EXERCISE – Output the full listing below exactly, without the pictures.

======== GIVEN INFORMATION

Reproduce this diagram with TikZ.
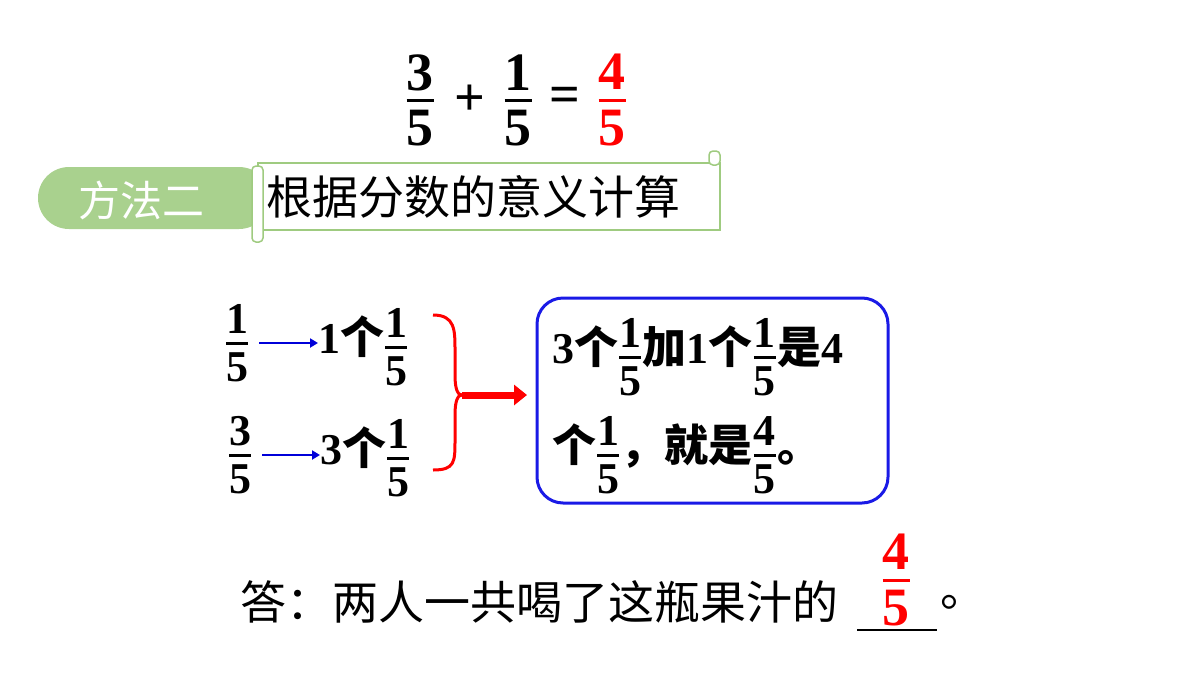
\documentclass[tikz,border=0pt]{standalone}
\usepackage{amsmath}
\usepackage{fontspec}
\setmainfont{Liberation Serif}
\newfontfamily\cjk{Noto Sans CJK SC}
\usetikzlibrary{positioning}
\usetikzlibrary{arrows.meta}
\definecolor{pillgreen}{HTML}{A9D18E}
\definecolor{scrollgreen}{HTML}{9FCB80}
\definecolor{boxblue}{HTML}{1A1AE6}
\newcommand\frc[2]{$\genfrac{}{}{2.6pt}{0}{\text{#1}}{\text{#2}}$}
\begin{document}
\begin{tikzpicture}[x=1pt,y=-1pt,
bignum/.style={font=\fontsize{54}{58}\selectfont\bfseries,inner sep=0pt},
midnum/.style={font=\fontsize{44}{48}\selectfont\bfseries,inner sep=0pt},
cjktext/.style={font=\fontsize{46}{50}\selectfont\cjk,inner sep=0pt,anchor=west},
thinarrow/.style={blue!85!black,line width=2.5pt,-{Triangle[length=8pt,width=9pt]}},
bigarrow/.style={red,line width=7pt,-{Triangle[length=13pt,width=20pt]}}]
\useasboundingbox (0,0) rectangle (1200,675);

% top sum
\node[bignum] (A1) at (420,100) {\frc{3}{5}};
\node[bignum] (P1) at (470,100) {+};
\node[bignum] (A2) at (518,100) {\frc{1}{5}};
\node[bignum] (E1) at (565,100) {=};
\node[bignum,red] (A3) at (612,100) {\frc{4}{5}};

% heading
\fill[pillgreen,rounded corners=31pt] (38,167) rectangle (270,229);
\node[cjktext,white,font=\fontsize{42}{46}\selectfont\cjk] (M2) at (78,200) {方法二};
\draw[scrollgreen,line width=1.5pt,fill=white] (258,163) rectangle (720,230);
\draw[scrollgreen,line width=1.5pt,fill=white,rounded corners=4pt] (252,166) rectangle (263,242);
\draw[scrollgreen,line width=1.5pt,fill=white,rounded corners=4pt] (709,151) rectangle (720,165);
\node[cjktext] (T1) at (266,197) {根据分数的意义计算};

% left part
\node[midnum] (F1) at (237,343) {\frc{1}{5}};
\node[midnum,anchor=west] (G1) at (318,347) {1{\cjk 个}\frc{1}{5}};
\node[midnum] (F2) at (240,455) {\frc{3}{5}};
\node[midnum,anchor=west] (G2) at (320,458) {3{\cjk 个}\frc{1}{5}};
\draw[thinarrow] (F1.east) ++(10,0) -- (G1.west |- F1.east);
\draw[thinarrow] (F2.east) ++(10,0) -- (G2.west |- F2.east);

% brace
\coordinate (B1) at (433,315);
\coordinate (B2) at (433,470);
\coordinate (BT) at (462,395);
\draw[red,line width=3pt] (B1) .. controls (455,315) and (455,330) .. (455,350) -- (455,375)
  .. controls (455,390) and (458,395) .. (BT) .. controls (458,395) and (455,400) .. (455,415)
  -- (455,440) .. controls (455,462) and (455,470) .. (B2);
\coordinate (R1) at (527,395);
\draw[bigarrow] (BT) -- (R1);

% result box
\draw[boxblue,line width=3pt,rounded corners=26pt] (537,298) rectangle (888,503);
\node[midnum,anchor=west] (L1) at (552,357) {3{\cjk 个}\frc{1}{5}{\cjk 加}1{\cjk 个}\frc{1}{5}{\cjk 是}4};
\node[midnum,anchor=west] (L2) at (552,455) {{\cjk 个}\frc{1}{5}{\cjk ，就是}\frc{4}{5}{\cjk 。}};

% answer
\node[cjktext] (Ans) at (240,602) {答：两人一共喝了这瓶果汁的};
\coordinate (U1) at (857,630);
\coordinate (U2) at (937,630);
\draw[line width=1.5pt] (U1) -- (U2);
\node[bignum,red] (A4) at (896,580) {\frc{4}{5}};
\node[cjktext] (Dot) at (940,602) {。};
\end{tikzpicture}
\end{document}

================

ANSWER –
Reproduce this diagram with TikZ.
\documentclass[tikz,border=0pt]{standalone}
\usepackage{amsmath}
\usepackage{fontspec}
\setmainfont{Liberation Serif}
\newfontfamily\cjk{Noto Sans CJK SC}
\usetikzlibrary{positioning}
\usetikzlibrary{arrows.meta}
\definecolor{pillgreen}{HTML}{A9D18E}
\definecolor{scrollgreen}{HTML}{9FCB80}
\definecolor{boxblue}{HTML}{1A1AE6}
\newcommand\frc[2]{$\genfrac{}{}{2.6pt}{0}{\text{#1}}{\text{#2}}$}
\begin{document}
\begin{tikzpicture}[x=1pt,y=-1pt,
bignum/.style={font=\fontsize{54}{58}\selectfont\bfseries,inner sep=0pt},
midnum/.style={font=\fontsize{44}{48}\selectfont\bfseries,inner sep=0pt},
cjktext/.style={font=\fontsize{46}{50}\selectfont\cjk,inner sep=0pt,anchor=west},
thinarrow/.style={blue!85!black,line width=2.5pt,-{Triangle[length=8pt,width=9pt]}},
bigarrow/.style={red,line width=7pt,-{Triangle[length=13pt,width=20pt]}}]
\useasboundingbox (0,0) rectangle (1200,675);

% top sum
\node[bignum] (A1) at (420,100) {\frc{3}{5}};
\node[bignum] (P1) at (470,100) {+};
\node[bignum] (A2) at (518,100) {\frc{1}{5}};
\node[bignum] (E1) at (565,100) {=};
\node[bignum,red] (A3) at (612,100) {\frc{4}{5}};

% heading
\fill[pillgreen,rounded corners=31pt] (38,167) rectangle (270,229);
\node[cjktext,white,font=\fontsize{42}{46}\selectfont\cjk] (M2) at (78,200) {方法二};
\draw[scrollgreen,line width=1.5pt,fill=white] (258,163) rectangle (720,230);
\draw[scrollgreen,line width=1.5pt,fill=white,rounded corners=4pt] (252,166) rectangle (263,242);
\draw[scrollgreen,line width=1.5pt,fill=white,rounded corners=4pt] (709,151) rectangle (720,165);
\node[cjktext] (T1) at (266,197) {根据分数的意义计算};

% left part
\node[midnum] (F1) at (237,343) {\frc{1}{5}};
\node[midnum,anchor=west] (G1) at (318,347) {1{\cjk 个}\frc{1}{5}};
\node[midnum] (F2) at (240,455) {\frc{3}{5}};
\node[midnum,anchor=west] (G2) at (320,458) {3{\cjk 个}\frc{1}{5}};
\draw[thinarrow] (F1.east) ++(10,0) -- (G1.west |- F1.east);
\draw[thinarrow] (F2.east) ++(10,0) -- (G2.west |- F2.east);

% brace
\coordinate (B1) at (433,315);
\coordinate (B2) at (433,470);
\coordinate (BT) at (462,395);
\draw[red,line width=3pt] (B1) .. controls (455,315) and (455,330) .. (455,350) -- (455,375)
  .. controls (455,390) and (458,395) .. (BT) .. controls (458,395) and (455,400) .. (455,415)
  -- (455,440) .. controls (455,462) and (455,470) .. (B2);
\coordinate (R1) at (527,395);
\draw[bigarrow] (BT) -- (R1);

% result box
\draw[boxblue,line width=3pt,rounded corners=26pt] (537,298) rectangle (888,503);
\node[midnum,anchor=west] (L1) at (552,357) {3{\cjk 个}\frc{1}{5}{\cjk 加}1{\cjk 个}\frc{1}{5}{\cjk 是}4};
\node[midnum,anchor=west] (L2) at (552,455) {{\cjk 个}\frc{1}{5}{\cjk ，就是}\frc{4}{5}{\cjk 。}};

% answer
\node[cjktext] (Ans) at (240,602) {答：两人一共喝了这瓶果汁的};
\coordinate (U1) at (857,630);
\coordinate (U2) at (937,630);
\draw[line width=1.5pt] (U1) -- (U2);
\node[bignum,red] (A4) at (896,580) {\frc{4}{5}};
\node[cjktext] (Dot) at (940,602) {。};
\end{tikzpicture}
\end{document}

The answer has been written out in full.